Die Regierungserklärung und die anschließende Debatte standen unter dem Eindruck der tödlichen Attacke auf eine islamkritische Kundgebung in Mannheim in der vergangenen Woche. Ein 25 Jahre alter Afghane hatte auf dem Marktplatz ein Messer gezogen und sechs Menschen verletzt. Ein 29 Jahre alter Polizist, der zur Hilfe geeilt war, starb später an seinen Verletzungen. Die Ermittler vermuten ein islamistisches Motiv für die Tat, die die Debatte um die Abschiebung von Straftätern und Gefährdern nach Afghanistan befeuert hatte.
Der Kanzler betonte, dass auch nicht länger geduldet werden solle, wenn terroristische Straftaten verherrlicht und gefeiert würden. “Das ist ein Schlag ins Gesicht der Opfer, ihrer Angehörigen und unserer demokratischen Grundordnung.” Daher werde die Regierung die Ausweisungsregelungen so verschärfen, dass aus der Billigung terroristischer Straftaten ein schwerwiegendes Ausweisungsinteresse folge. “Wer Terrorismus verherrlicht, wendet sich gegen alle unsere Werte – und gehört auch abgeschoben.” In zwei Wochen würden die Innenminister der Länder dieses Thema beraten.
CDU-Chef Friedrich Merz sagte, “die Zeit des Warnens und des Verurteilens, des Abwiegelns und der Ankündigungen” sei vorbei.
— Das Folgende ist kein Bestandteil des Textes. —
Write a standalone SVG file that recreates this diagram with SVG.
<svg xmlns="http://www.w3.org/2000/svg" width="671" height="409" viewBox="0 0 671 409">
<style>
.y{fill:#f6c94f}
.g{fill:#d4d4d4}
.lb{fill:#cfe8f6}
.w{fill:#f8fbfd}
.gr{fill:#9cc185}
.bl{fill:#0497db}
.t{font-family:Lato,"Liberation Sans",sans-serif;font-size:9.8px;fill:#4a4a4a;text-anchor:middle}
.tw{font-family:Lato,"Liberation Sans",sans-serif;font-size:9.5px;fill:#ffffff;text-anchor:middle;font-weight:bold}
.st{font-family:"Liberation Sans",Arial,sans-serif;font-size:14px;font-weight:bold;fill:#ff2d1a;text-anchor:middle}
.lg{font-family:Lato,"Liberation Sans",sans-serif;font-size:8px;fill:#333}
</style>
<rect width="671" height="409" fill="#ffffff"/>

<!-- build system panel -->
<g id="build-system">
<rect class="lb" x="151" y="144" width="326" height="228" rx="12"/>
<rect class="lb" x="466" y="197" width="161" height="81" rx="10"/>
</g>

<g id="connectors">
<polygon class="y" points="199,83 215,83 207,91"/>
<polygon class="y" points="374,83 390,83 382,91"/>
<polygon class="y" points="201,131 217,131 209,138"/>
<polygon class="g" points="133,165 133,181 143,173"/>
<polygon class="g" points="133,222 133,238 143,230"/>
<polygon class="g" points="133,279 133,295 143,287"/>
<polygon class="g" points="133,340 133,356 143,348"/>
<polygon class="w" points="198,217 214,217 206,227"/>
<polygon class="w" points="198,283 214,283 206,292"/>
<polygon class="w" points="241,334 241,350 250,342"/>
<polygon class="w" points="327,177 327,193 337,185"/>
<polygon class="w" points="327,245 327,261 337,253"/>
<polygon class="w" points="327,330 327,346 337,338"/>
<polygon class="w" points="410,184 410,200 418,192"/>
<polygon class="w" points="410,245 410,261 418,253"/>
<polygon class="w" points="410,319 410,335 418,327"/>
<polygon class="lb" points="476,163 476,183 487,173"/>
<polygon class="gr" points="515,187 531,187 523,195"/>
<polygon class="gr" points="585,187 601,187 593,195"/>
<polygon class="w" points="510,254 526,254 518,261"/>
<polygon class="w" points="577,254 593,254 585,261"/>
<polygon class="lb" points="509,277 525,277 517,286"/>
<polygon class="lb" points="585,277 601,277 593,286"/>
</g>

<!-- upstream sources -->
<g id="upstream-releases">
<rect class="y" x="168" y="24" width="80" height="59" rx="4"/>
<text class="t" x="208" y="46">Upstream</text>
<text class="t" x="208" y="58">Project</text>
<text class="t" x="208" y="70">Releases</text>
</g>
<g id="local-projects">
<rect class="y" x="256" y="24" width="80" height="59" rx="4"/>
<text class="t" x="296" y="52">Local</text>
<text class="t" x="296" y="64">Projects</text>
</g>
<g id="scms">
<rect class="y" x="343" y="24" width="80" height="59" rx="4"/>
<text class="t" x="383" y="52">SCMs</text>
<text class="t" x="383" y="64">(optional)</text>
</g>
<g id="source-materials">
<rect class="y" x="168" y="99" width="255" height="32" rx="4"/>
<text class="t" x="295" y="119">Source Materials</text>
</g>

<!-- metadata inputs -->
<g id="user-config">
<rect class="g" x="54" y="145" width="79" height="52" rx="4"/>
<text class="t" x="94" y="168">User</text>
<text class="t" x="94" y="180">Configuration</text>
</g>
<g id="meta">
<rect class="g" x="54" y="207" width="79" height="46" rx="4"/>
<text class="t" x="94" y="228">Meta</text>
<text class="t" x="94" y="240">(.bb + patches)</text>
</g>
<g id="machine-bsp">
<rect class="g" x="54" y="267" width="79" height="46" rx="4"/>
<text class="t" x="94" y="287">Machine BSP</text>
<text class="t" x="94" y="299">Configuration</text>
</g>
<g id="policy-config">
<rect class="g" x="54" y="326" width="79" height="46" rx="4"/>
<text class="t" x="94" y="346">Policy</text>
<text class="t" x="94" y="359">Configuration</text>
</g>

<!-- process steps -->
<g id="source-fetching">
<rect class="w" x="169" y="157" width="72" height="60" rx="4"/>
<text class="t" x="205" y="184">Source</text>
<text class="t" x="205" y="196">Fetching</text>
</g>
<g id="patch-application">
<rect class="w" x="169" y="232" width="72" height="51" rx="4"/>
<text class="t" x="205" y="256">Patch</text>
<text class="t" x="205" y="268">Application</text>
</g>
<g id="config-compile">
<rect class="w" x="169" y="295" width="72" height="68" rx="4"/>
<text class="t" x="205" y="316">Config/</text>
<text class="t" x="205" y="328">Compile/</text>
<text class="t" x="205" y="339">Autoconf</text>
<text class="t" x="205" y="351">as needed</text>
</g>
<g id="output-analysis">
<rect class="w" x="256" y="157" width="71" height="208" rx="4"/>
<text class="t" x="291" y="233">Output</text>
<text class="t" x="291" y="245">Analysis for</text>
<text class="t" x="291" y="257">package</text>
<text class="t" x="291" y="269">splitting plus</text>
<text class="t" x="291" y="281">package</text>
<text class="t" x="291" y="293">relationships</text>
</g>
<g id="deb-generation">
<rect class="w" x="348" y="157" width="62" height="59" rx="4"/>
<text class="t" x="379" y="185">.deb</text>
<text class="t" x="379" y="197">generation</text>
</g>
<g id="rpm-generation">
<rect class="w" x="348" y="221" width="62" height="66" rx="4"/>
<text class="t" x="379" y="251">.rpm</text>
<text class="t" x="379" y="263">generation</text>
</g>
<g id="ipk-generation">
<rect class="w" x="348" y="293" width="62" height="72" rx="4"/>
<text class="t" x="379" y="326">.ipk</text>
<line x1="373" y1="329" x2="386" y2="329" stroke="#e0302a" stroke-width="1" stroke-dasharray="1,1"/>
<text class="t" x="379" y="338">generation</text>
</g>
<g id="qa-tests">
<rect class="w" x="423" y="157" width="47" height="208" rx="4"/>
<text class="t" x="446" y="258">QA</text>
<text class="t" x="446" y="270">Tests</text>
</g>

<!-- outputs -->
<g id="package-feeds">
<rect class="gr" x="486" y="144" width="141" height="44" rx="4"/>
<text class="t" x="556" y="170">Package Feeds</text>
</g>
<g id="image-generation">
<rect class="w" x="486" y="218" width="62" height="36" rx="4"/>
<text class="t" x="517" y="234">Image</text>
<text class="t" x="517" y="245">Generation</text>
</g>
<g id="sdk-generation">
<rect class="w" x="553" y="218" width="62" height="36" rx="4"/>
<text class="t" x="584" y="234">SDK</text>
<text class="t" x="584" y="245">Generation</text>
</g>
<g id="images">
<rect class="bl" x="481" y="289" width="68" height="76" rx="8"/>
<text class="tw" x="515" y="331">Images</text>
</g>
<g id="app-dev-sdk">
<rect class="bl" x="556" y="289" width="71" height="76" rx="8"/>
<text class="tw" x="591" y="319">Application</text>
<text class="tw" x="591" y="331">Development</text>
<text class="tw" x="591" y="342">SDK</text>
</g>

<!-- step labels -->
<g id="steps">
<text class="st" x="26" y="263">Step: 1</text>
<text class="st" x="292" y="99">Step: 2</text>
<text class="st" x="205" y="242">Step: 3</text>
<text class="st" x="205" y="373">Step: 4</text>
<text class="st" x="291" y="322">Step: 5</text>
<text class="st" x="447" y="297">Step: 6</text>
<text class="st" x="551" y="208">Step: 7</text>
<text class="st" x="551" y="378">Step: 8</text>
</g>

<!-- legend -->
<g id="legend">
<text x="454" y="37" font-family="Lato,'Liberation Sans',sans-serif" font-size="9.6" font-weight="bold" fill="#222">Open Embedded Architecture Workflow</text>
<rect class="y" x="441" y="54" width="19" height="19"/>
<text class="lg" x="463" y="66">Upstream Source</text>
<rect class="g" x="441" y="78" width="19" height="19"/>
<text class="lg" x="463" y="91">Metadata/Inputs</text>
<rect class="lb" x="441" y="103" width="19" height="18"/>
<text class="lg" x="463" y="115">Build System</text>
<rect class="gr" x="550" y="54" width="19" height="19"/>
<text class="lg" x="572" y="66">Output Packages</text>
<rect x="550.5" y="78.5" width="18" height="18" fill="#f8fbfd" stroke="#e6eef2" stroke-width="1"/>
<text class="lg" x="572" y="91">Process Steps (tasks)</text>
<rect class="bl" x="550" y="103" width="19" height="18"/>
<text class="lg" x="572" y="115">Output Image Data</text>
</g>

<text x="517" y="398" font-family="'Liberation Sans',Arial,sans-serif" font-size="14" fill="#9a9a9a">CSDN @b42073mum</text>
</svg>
Die Menschen warteten “auf eine klare und unmissverständliche Antwort der Politik”. Die Bundesregierung müsse jetzt handeln. “Es geht um den Kernbestand des Zusammenhalts unserer Gesellschaft, um nicht mehr und um nicht weniger.” Merz forderte wie auch viele andere Rednerinnen und Redner, dass das Islamische Zentrum in Hamburg als “Brutstätte des Islamismus” endlich geschlossen werden müsse. Nachrichtendienste und Polizei sollten enger zusammenarbeiten und Internetadressen speichern dürfen.
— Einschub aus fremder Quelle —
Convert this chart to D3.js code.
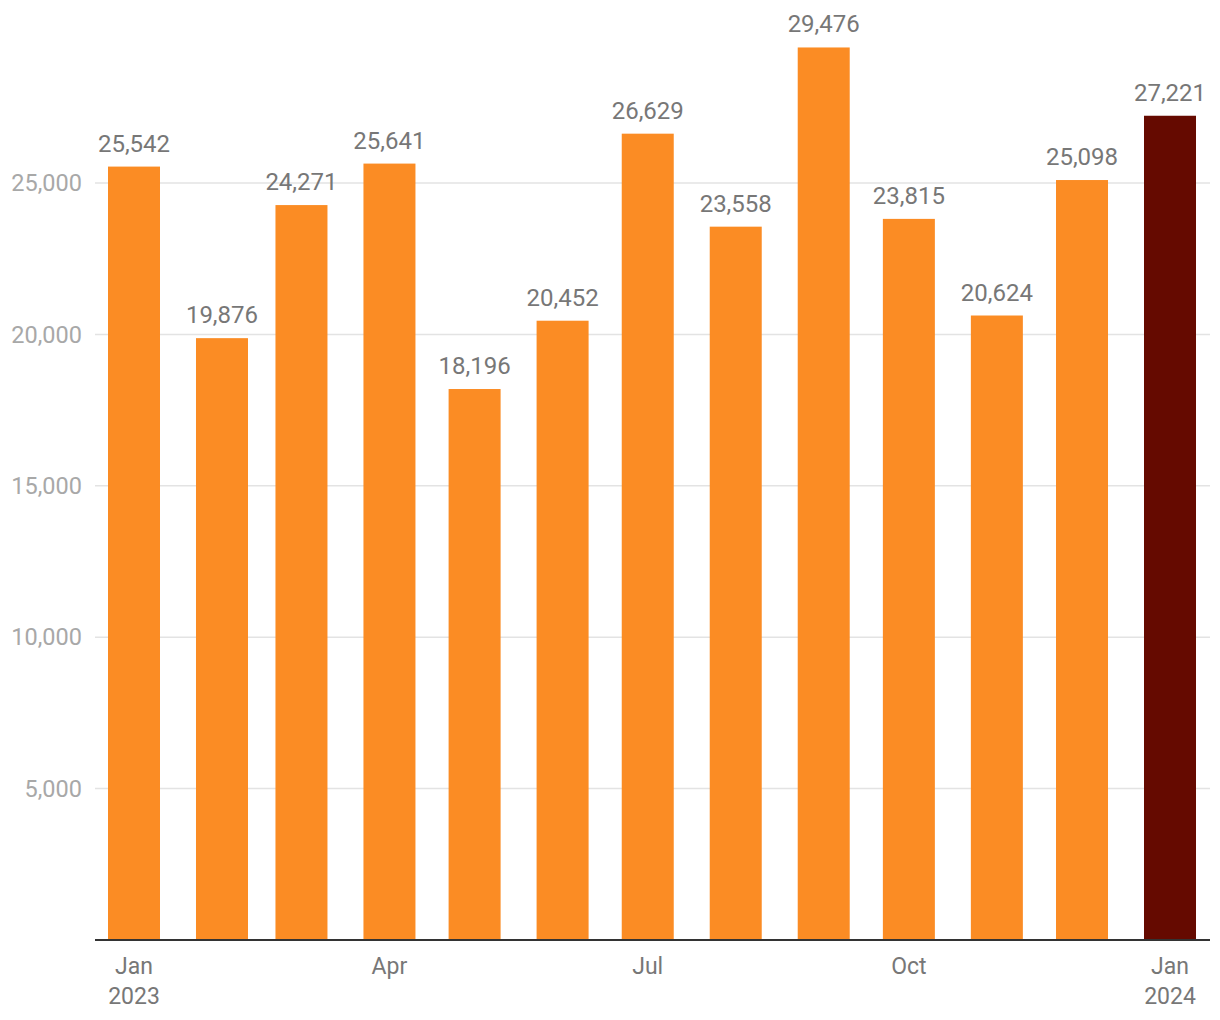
<!DOCTYPE html>
<html>
<head>
<meta charset="utf-8">
<script src="https://cdn.jsdelivr.net/npm/d3@7"></script>
<style>
  body { margin: 0; background: #fff; }
  svg text { font-family: Roboto, "Noto Sans", sans-serif; }
</style>
</head>
<body>
<svg id="chart" width="1220" height="1020"></svg>
<script>
// monthly values, Jan 2023 .. Jan 2024
var months = ["2023-01","2023-02","2023-03","2023-04","2023-05","2023-06","2023-07",
              "2023-08","2023-09","2023-10","2023-11","2023-12","2024-01"];
var values = [25542, 19876, 24271, 25641, 18196, 20452, 26629,
              23558, 29476, 23815, 20624, 25098, 27221];
var yTicks = [5000, 10000, 15000, 20000, 25000];
var xTicks = [["2023-01","Jan","2023"],["2023-04","Apr",""],["2023-07","Jul",""],
              ["2023-10","Oct",""],["2024-01","Jan","2024"]];

var parse = d3.timeParse("%Y-%m");
var svg = d3.select("#chart");
var fmt = d3.format(",");

var x = d3.scaleTime()
  .domain([parse("2023-01"), parse("2024-01")])
  .range([134, 1170]);

var y = d3.scaleLinear()
  .domain([0, 25000])
  .range([940, 183]);

var barW = 52;

// gridlines + y labels
var grid = svg.append("g");
grid.selectAll("line").data(yTicks).enter().append("line")
  .attr("x1", 95).attr("x2", 1210)
  .attr("y1", function(d) { return y(d); })
  .attr("y2", function(d) { return y(d); })
  .attr("stroke", "#e3e3e3").attr("stroke-width", 1.5);

grid.selectAll("text").data(yTicks).enter().append("text")
  .attr("x", 82)
  .attr("y", function(d) { return y(d); })
  .attr("dy", "0.35em")
  .attr("text-anchor", "end")
  .attr("font-size", 23.5)
  .attr("fill", "#a8a8a8")
  .text(function(d) { return fmt(d); });

// bars
var data = months.map(function(m, i) { return {date: parse(m), value: values[i], last: i === months.length - 1}; });

svg.append("g").selectAll("rect").data(data).enter().append("rect")
  .attr("x", function(d) { return x(d.date) - barW / 2; })
  .attr("width", barW)
  .attr("y", function(d) { return y(d.value); })
  .attr("height", function(d) { return y(0) - y(d.value); })
  .attr("fill", function(d) { return d.last ? "#650a00" : "#fb8c24"; });

svg.append("g").selectAll("text").data(data).enter().append("text")
  .attr("x", function(d) { return x(d.date); })
  .attr("y", function(d) { return y(d.value) - 15; })
  .attr("text-anchor", "middle")
  .attr("font-size", 24)
  .attr("fill", "#777")
  .text(function(d) { return fmt(d.value); });

// baseline
svg.append("line")
  .attr("x1", 95).attr("x2", 1210)
  .attr("y1", y(0)).attr("y2", y(0))
  .attr("stroke", "#333").attr("stroke-width", 2);

// x labels
var xl = svg.append("g").selectAll("text").data(xTicks).enter().append("text")
  .attr("x", function(d) { return x(parse(d[0])); })
  .attr("text-anchor", "middle")
  .attr("font-size", 23)
  .attr("fill", "#777");
xl.append("tspan").attr("x", function(d) { return x(parse(d[0])); }).attr("y", 974).text(function(d) { return d[1]; });
xl.append("tspan").attr("x", function(d) { return x(parse(d[0])); }).attr("y", 1004).text(function(d) { return d[2]; });
</script>
</body>
</html>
Grünen-Fraktionschefin Britta Haßelmann sagte hingegen, das Bundesinnenministerium und die Innenministerien der Länder müssten darlegen, wie Abschiebungen nach Afghanistan gehen sollten, “mit einem Terrorregime, was klar in Afghanistan herrscht und wo wir keinerlei Beziehungen haben”. Die Frage sei auch, “für welches Drittland es attraktiv sein soll, Terroristen oder schwere Straftäter aufzunehmen”. Es gebe keine einfachen Antworten in der Frage.
FDP-Fraktionschef Christian Dürr unterstützte die Position des Kanzlers und der SPD, islamistische Straftäter nach Afghanistan und Syrien abzuschieben. “Wer hier bei uns islamistisch motivierte Straftaten begeht, von Volksverhetzung und Judenhass bis hin zu schweren Gewalt- und Tötungsdelikten, bedarf offenkundig keines Schutzes vor islamistischen Regimen”, so Dürr.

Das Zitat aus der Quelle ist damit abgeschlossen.